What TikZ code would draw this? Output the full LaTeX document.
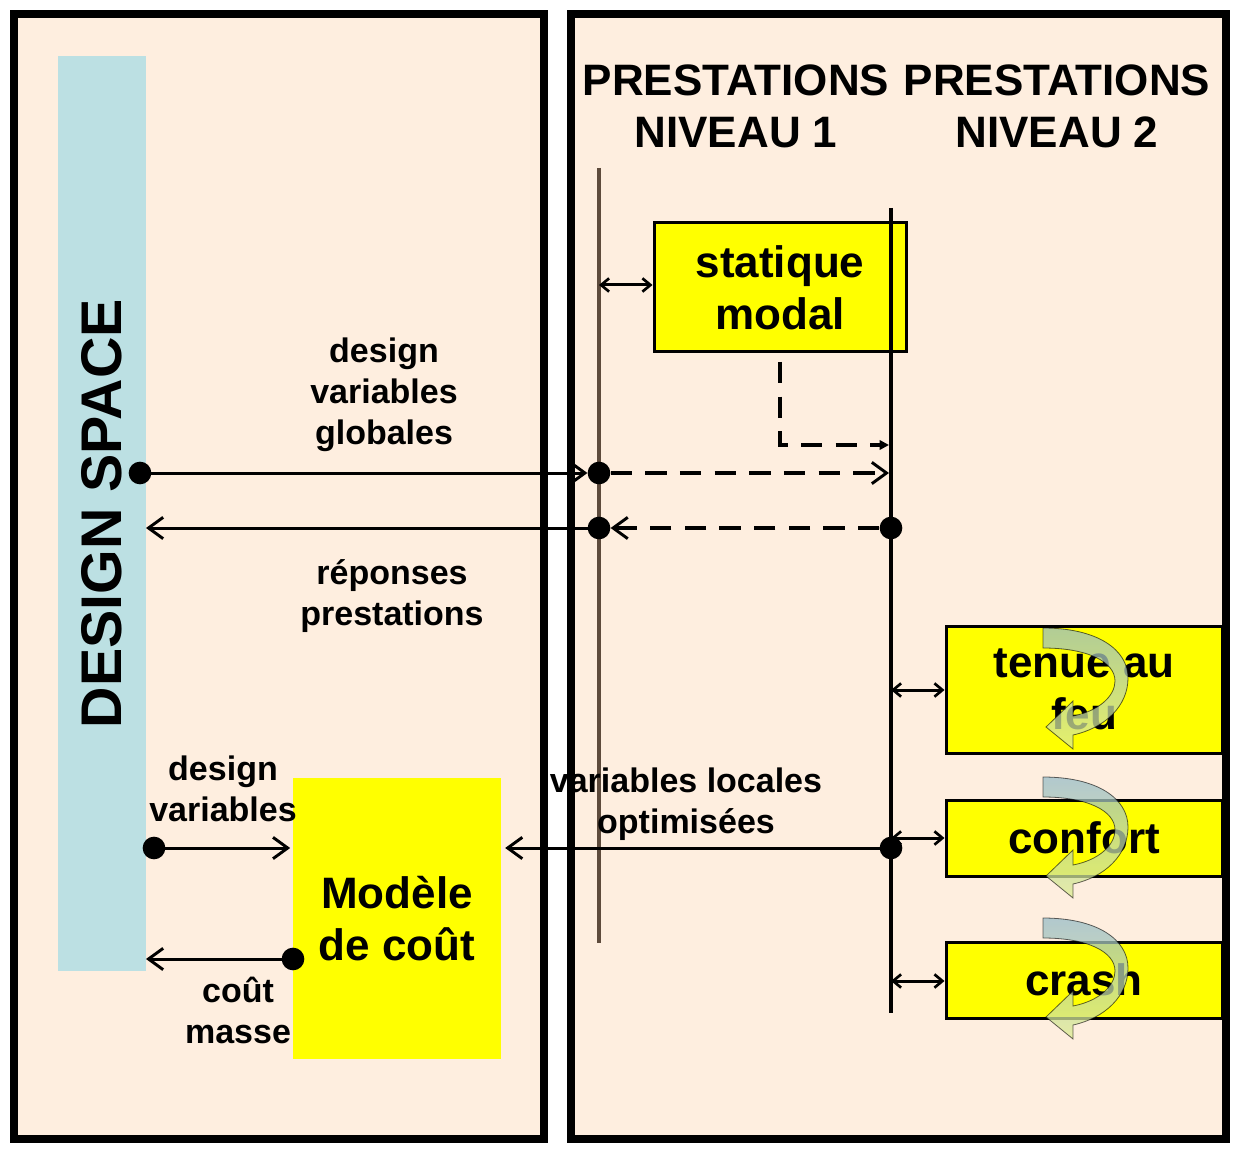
\documentclass[tikz,border=0pt]{standalone}
\usepackage{fontspec}
\setmainfont{Liberation Sans}
\usetikzlibrary{arrows.meta}
\definecolor{peach}{HTML}{FEEEDF}
\definecolor{dsblue}{HTML}{BCE0E3}
\definecolor{yfill}{HTML}{FFFF00}
\definecolor{brownline}{HTML}{5E4B3C}
\definecolor{arrtop}{HTML}{98BCC8}
\definecolor{arrbot}{HTML}{DDEC90}
\begin{document}
\begin{tikzpicture}[x=0.75pt,y=-0.75pt,
 panel/.style={draw=black,line width=6pt,fill=peach},
 yellowbox/.style={draw=black,line width=2.25pt,fill=yfill,inner sep=0pt,align=center,font=\fontsize{33}{39}\selectfont\bfseries},
 header/.style={align=center,font=\fontsize{33}{39}\selectfont\bfseries},
 lbl/.style={align=center,font=\fontsize{25.5}{30.75}\selectfont\bfseries},
 dot/.style={circle,fill=black,inner sep=0pt,minimum size=17pt},
 conn/.style={line width=2.25pt},
 tipr/.style={-{Straight Barb[length=11pt,width=16pt,line width=2.2pt]}},
 dtip/.style={{Straight Barb[length=6pt,width=10pt,line width=2pt]}-{Straight Barb[length=6pt,width=10pt,line width=2pt]}},
 dashconn/.style={line width=2.4pt,dash pattern=on 16pt off 10pt},
 curvarrow/.style={top color=arrtop,bottom color=arrbot,fill opacity=0.75,draw=black,draw opacity=0.6,line width=0.6pt},
 curv/.pic={
   \path[curvarrow] (0,0) .. controls (55,0) and (85,22) .. (85,50)
     .. controls (85,78) and (62,100) .. (30,107) -- (30,121) -- (3,99) -- (30,73) -- (30,88)
     .. controls (56,83) and (72,68) .. (72,53)
     .. controls (72,34) and (45,20) .. (0,20) -- cycle;
 }
]
\useasboundingbox (0,0) rectangle (1237,1151);
% panels
\draw[panel] (14,14) rectangle (544,1139);
\draw[panel] (571,14) rectangle (1226,1139);
% design space bar
\node[rotate=90,fill=dsblue,minimum width=686pt,minimum height=66pt,inner sep=0pt,
      font=\fontsize{43}{50}\selectfont\bfseries] (bar) at (102,513.5) {DESIGN SPACE};
% headers
\node[header] (h1) at (736,106) {PRESTATIONS\\NIVEAU 1};
\node[header] (h2) at (1057,106) {PRESTATIONS\\NIVEAU 2};
% boxes
\node[yellowbox,minimum width=189pt,minimum height=96.75pt] (stat) at (780,287.5) {statique\\modal};
\node[yellowbox,minimum width=207pt,minimum height=95.25pt] (tenue) at (1084,689.5) {tenue au\\feu};
\node[yellowbox,minimum width=207pt,minimum height=57pt] (confort) at (1084,838) {confort};
\node[yellowbox,minimum width=207pt,minimum height=57pt] (crash) at (1084,980) {crash};
\node[yellowbox,draw=none,minimum width=156pt,minimum height=210.75pt] (modele) at (397,918.5) {Modèle\\de coût};
% vertical lines
\coordinate (l1t) at (599,168);
\coordinate (l1b) at (599,943);
\coordinate (l2t) at (891,208);
\coordinate (l2b) at (891,1013);
\draw[brownline,line width=2.4pt] (l1t) -- (l1b);
\draw[black,line width=2.6pt] (l2t) -- (l2b);
% dots
\node[dot] (d1) at (140,473) {};
\node[dot] (d2) at (599,473) {};
\node[dot] (d3) at (599,528) {};
\node[dot] (d4) at (891,528) {};
\node[dot] (d5) at (154,848) {};
\node[dot] (d6) at (293,959) {};
\node[dot] (d7) at (891,848) {};
% coordinates
\coordinate (s1) at (599,285);
\coordinate (sd) at (780,362);
\coordinate (c445) at (889,445);
\coordinate (c473) at (889,473);
\coordinate (b528) at (146,528);
\coordinate (b959) at (146,959);
\coordinate (t1) at (891,690);
\coordinate (t2) at (891,838);
\coordinate (t3) at (891,981);
% connectors
\draw[conn,dtip] (s1) -- (s1 -| stat.west);
\draw[dashconn,-{Triangle[length=7pt,width=7pt]}] (sd) |- (c445);
\draw[conn,tipr,draw=black] (d1.center) -- (d2.west);
\draw[dashconn,tipr] (d2.east) -- (c473);
\draw[dashconn,tipr] (d4.west) -- (d3.east);
\draw[conn,tipr] (d3.center) -- (b528);
\draw[conn,dtip] (t1) -- (t1 -| tenue.west);
\draw[conn,dtip] (t2) -- (t2 -| confort.west);
\draw[conn,dtip] (t3) -- (t3 -| crash.west);
\draw[conn,tipr] (d5.center) -- ([xshift=-1pt]d5 -| modele.west);
\draw[conn,tipr] (d6.center) -- (b959);
\draw[conn,tipr] (d7.center) -- ([xshift=2pt]d7 -| modele.east);
% labels
\node[lbl] (lg) at (384,395) {design\\variables\\globales};
\node[lbl] (lr) at (392,596) {réponses\\prestations};
\node[lbl] (ldv) at (223,788.5) {design\\variables};
\node[lbl] (lcm) at (238,1010) {coût\\masse};
\node[lbl] (lvl) at (686,804) {variables locales\\optimisées};
% curved arrows
\pic at (1043,628) {curv};
\pic at (1043,777) {curv};
\pic at (1043,918) {curv};
\end{tikzpicture}
\end{document}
· · · · ·
Pictures are to be left out; repeat all the remaining data exactly.

What TikZ code would draw this? Output the full LaTeX document.
\documentclass[tikz,border=0pt]{standalone}
\usepackage{fontspec}
\setmainfont{Liberation Sans}
\usetikzlibrary{arrows.meta}
\definecolor{peach}{HTML}{FEEEDF}
\definecolor{dsblue}{HTML}{BCE0E3}
\definecolor{yfill}{HTML}{FFFF00}
\definecolor{brownline}{HTML}{5E4B3C}
\definecolor{arrtop}{HTML}{98BCC8}
\definecolor{arrbot}{HTML}{DDEC90}
\begin{document}
\begin{tikzpicture}[x=0.75pt,y=-0.75pt,
 panel/.style={draw=black,line width=6pt,fill=peach},
 yellowbox/.style={draw=black,line width=2.25pt,fill=yfill,inner sep=0pt,align=center,font=\fontsize{33}{39}\selectfont\bfseries},
 header/.style={align=center,font=\fontsize{33}{39}\selectfont\bfseries},
 lbl/.style={align=center,font=\fontsize{25.5}{30.75}\selectfont\bfseries},
 dot/.style={circle,fill=black,inner sep=0pt,minimum size=17pt},
 conn/.style={line width=2.25pt},
 tipr/.style={-{Straight Barb[length=11pt,width=16pt,line width=2.2pt]}},
 dtip/.style={{Straight Barb[length=6pt,width=10pt,line width=2pt]}-{Straight Barb[length=6pt,width=10pt,line width=2pt]}},
 dashconn/.style={line width=2.4pt,dash pattern=on 16pt off 10pt},
 curvarrow/.style={top color=arrtop,bottom color=arrbot,fill opacity=0.75,draw=black,draw opacity=0.6,line width=0.6pt},
 curv/.pic={
   \path[curvarrow] (0,0) .. controls (55,0) and (85,22) .. (85,50)
     .. controls (85,78) and (62,100) .. (30,107) -- (30,121) -- (3,99) -- (30,73) -- (30,88)
     .. controls (56,83) and (72,68) .. (72,53)
     .. controls (72,34) and (45,20) .. (0,20) -- cycle;
 }
]
\useasboundingbox (0,0) rectangle (1237,1151);
% panels
\draw[panel] (14,14) rectangle (544,1139);
\draw[panel] (571,14) rectangle (1226,1139);
% design space bar
\node[rotate=90,fill=dsblue,minimum width=686pt,minimum height=66pt,inner sep=0pt,
      font=\fontsize{43}{50}\selectfont\bfseries] (bar) at (102,513.5) {DESIGN SPACE};
% headers
\node[header] (h1) at (736,106) {PRESTATIONS\\NIVEAU 1};
\node[header] (h2) at (1057,106) {PRESTATIONS\\NIVEAU 2};
% boxes
\node[yellowbox,minimum width=189pt,minimum height=96.75pt] (stat) at (780,287.5) {statique\\modal};
\node[yellowbox,minimum width=207pt,minimum height=95.25pt] (tenue) at (1084,689.5) {tenue au\\feu};
\node[yellowbox,minimum width=207pt,minimum height=57pt] (confort) at (1084,838) {confort};
\node[yellowbox,minimum width=207pt,minimum height=57pt] (crash) at (1084,980) {crash};
\node[yellowbox,draw=none,minimum width=156pt,minimum height=210.75pt] (modele) at (397,918.5) {Modèle\\de coût};
% vertical lines
\coordinate (l1t) at (599,168);
\coordinate (l1b) at (599,943);
\coordinate (l2t) at (891,208);
\coordinate (l2b) at (891,1013);
\draw[brownline,line width=2.4pt] (l1t) -- (l1b);
\draw[black,line width=2.6pt] (l2t) -- (l2b);
% dots
\node[dot] (d1) at (140,473) {};
\node[dot] (d2) at (599,473) {};
\node[dot] (d3) at (599,528) {};
\node[dot] (d4) at (891,528) {};
\node[dot] (d5) at (154,848) {};
\node[dot] (d6) at (293,959) {};
\node[dot] (d7) at (891,848) {};
% coordinates
\coordinate (s1) at (599,285);
\coordinate (sd) at (780,362);
\coordinate (c445) at (889,445);
\coordinate (c473) at (889,473);
\coordinate (b528) at (146,528);
\coordinate (b959) at (146,959);
\coordinate (t1) at (891,690);
\coordinate (t2) at (891,838);
\coordinate (t3) at (891,981);
% connectors
\draw[conn,dtip] (s1) -- (s1 -| stat.west);
\draw[dashconn,-{Triangle[length=7pt,width=7pt]}] (sd) |- (c445);
\draw[conn,tipr,draw=black] (d1.center) -- (d2.west);
\draw[dashconn,tipr] (d2.east) -- (c473);
\draw[dashconn,tipr] (d4.west) -- (d3.east);
\draw[conn,tipr] (d3.center) -- (b528);
\draw[conn,dtip] (t1) -- (t1 -| tenue.west);
\draw[conn,dtip] (t2) -- (t2 -| confort.west);
\draw[conn,dtip] (t3) -- (t3 -| crash.west);
\draw[conn,tipr] (d5.center) -- ([xshift=-1pt]d5 -| modele.west);
\draw[conn,tipr] (d6.center) -- (b959);
\draw[conn,tipr] (d7.center) -- ([xshift=2pt]d7 -| modele.east);
% labels
\node[lbl] (lg) at (384,395) {design\\variables\\globales};
\node[lbl] (lr) at (392,596) {réponses\\prestations};
\node[lbl] (ldv) at (223,788.5) {design\\variables};
\node[lbl] (lcm) at (238,1010) {coût\\masse};
\node[lbl] (lvl) at (686,804) {variables locales\\optimisées};
% curved arrows
\pic at (1043,628) {curv};
\pic at (1043,777) {curv};
\pic at (1043,918) {curv};
\end{tikzpicture}
\end{document}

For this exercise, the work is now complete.